Some are even known to have invoked the natural/spiritual powers of river gods and other deities to bind the beneficiaries of their corrupt acts. Such benefactors are often heard boasting in public of their acts and assuring themselves of support from those so bound by such oaths.
Whatever is being reported about Akufo-Addo, Victor Smith (the Eastern Regional Minister and NDC Parliamentary Candidate for Abuakwa North), or J.B. Danquah (the NPP’s Parliamentary Candidate for Abuakwa North) is nothing new. How do we prevent it? Not through mere reports!
It will take more than mere reports of its occurrence to eradicate it from our political considerations. It will need more than a reference to laws in the statute book to rule out too. Mere pontifications on morality won’t solve the problem either. Our main problem in Ghana is the inability to enforce laws. We take more delight in hearing the laws bark than bite.
Yes, Akufo-Addo, Victor Smith, and J.B. Danquah have given material gifts to prospective voters to sway their electoral decisions. So what? Publish this report to shame them? As politicians, do they have any shame, though? Who says shaming them will deter them (or all those indulging in vote-buying)?
What will be done to “discipline” them and any other politician so caught indulging in vote buying? That should be our main preoccupation, which the three institutions neglected.
For as long as the needs of the people aren’t being met as expected, they will always remain as underdogs to be influenced with material gifts. Our politics is clogged with this kind of filth because that’s what promotes the interests of the politicians and their praise-singers all over the country.
And the law doesn’t bite these politicians. Is there any law against this vote-buying act, though? If there isn’t, will Parliament enact one to be enforced? And who constitute Parliament to do so and deny themselves the voters’ goodwill? Are these Parliamentarians themselves clean, anyway?
We have several instances of their abuse of the law and how they’ve been let to go scot free while ordinary hungry offenders are given long custodial sentences for petty theft of plantains and cassava!
Solving the problem demands more than mere reports reiterating the obvious. What are these organizations themselves doing beyond expending resources documenting these occurrences? How credible are they themselves to be relied on for practical action to deal with the problem?
I have had good cause to question the integrity and political neutrality of these so-called civil society groupings. It seems they have a huge smokescreen behind which they hide to colour their work with partisan political interests. And by their own carelessness, they expose and betray themselves as such.
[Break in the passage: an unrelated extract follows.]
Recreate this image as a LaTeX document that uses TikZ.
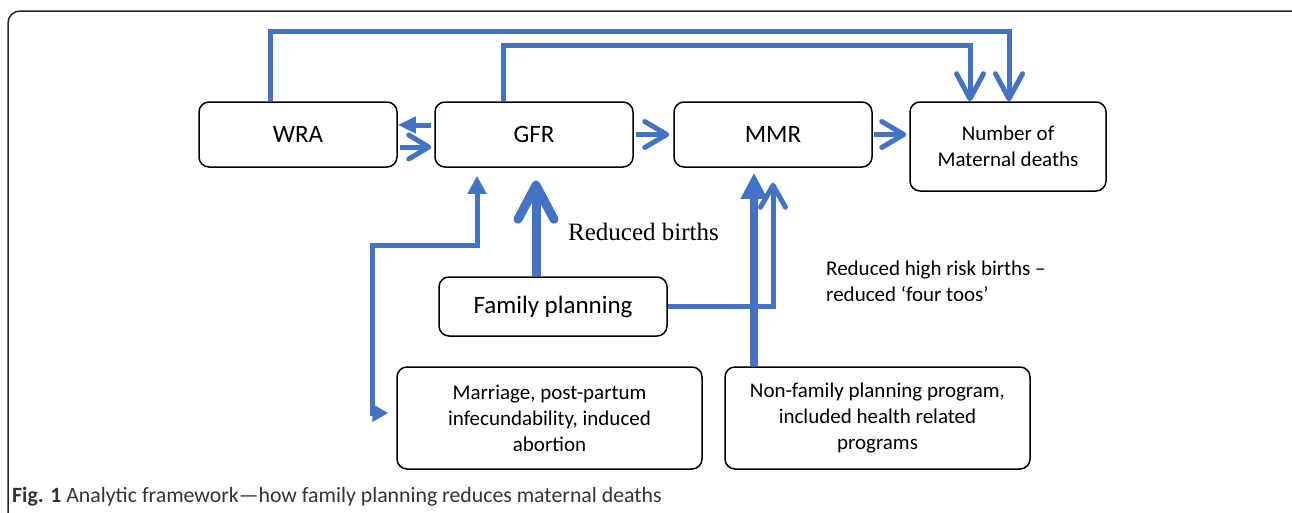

I have very serious doubts whether those making such allegations have any integrity at all to warrant what they do. In many respects, they appear to be in too indecent a hurry to find fault where there is none.
We can’t readily solve the problem because the state institutions established to enforce laws and regulations are weak and unfocused. They have been largely politicized and turned into appendages of these wily politicians and used to pursue parochial interests.
How have the Commission on Human Rights and Administrative Justice (CHRAJ), the Ghana Police Service, and analogous institutions performed to help us solve these problems? Very disappointing!
Of course, it is our responsibility to be vigilant and act decisively to curb abuses that threaten our democracy; but we must be careful how we do so instead of merely raising them to influence electoral decisions at this time. We need laws to be enforced for that matter. Where are they and who will enforce them?